For the last five years I have considered myself an “activist atheist.” I trolled Facebook and Twitter for theists and told them why they are wrong. I made fun of them for their unreasonable beliefs. I would analyze and nitpick their statements, show examples of just where they went wrong and why, and even at times ridicule them when there seemed to be no option left, all in the vain hope that I might be able to sway them to a more rational way of viewing the world and the universe. This could be extremely satisfying, and sometimes I found I could even come to a level of agreement with a believer about the realities of life. I even have friends among my Twitter following who are priests and strong Christians.
But I’m through with it, and I no longer want to be part of the online atheist “community.” What I was once a proud member of, a group who fought against the evils of deliberate misinformation coming from religious groups and people, has become, at least on the surface, a parade of contradiction and caterwauling against theists who have no clue that there could be an alternate viewpoint or understanding of the universe than their own. The times of satisfaction are outweighed by feelings of frustration and hopelessness.
Through the piece, Martin details his frustrations with “debates with theists who make a ludicrous claim, then base their evidence on the very book from which their ludicrous claim originates.” This is because, says Martin, “Faith overrides knowledge and truth in any situation, so arguing with a theist is akin to banging your head against a brick wall: You will injure yourself and achieve little.”

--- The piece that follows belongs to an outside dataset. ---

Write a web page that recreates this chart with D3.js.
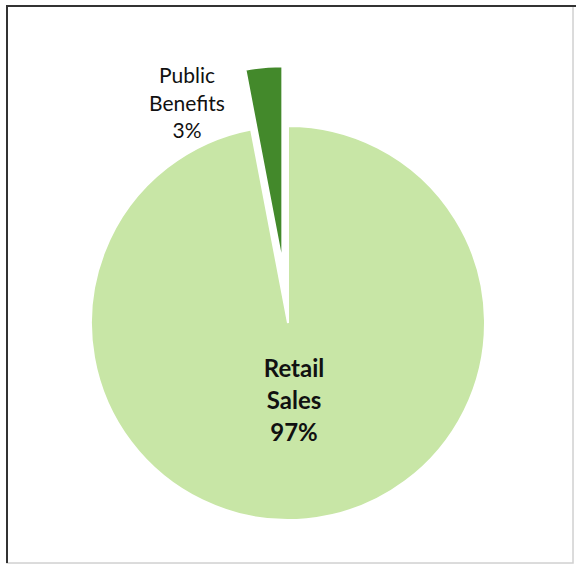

I don’t dispute that and it’s one reason I stopped doing “it” some time ago, at least on this level. I don’t consider what I do entirely comprised of “atheist activism” or “online atheism” – I am part of a blog network comprised of nonbelievers but almost no one here is devoted solely to Bible criticism or undermining religious claims wherever they may sprout. Indeed, for my part, most of what I write on isn’t premised on whether it’s religious madness but just general immoral actions or thoughts.
Martin seems to take this course, too:
“This will not change an awful lot in what I do online. But I think I’ve come to a point where I am only injuring myself if I were to continue engaging in theistic debating about things like the efficacy of the Noah’s Ark story. If someone is espousing beliefs that are actively harmful—i.e., promoting intolerance based on belief systems—expect me to be the first to stand up and say something. I can’t allow this kind of thinking, and if I can help it, I will move to sway the believer into rethinking their position. But this will be done with reason and rational discourse, not with contradicting the finer points of the religious texts.”
However, I’m struggling to understand Martin’s point: Who says online atheism is about debating or “contradicting finer points of religious texts”? Who says it has to be about knowing religious doctrine and theology and focusing on inconsistencies that even most believers wouldn’t know or care about? As I say, I don’t consider what I do atheist activism, but it makes no sense to say that the whole enterprise is not worth engaging because of what appears to be a small – and frustrating – part of it.
Martin also equates atheist activism with online atheism, which is probably unhelpful, since activism exists in multiple formats including online blogging and “real life” protests. Indeed, speaking only of “online atheism”, it can be comprised of engaging in science, morality, politics, history; about argument and evidence. To shrink it down to the worst elements and claim you’re abandoning the whole project is not only fallacious but untrue: Martin himself is not giving up writing about harmful beliefs and articulating bad ideas. He’s just reasonably giving up the part that appears most pointless. And who would disagree?
Martin is an excellent writer and a generally thoughtful blogger. However, I don’t quite understand the point of this piece, who it is aimed at, or what he was trying to achieve by writing it. No one would dispute the frustrations he’s experienced and that his continued efforts are more important in those areas actually harmful (not boring Bible studies and theology); his declaration itself highlights even the importance of the parts he finds frustrating, despite himself giving them up; and it seems unnecessary and fallacious to dismiss the entire enterprise, when online atheism or atheist activism is compromised of a variety of enterprises and disciplines – each of different levels of interest, successes, frustration, etc.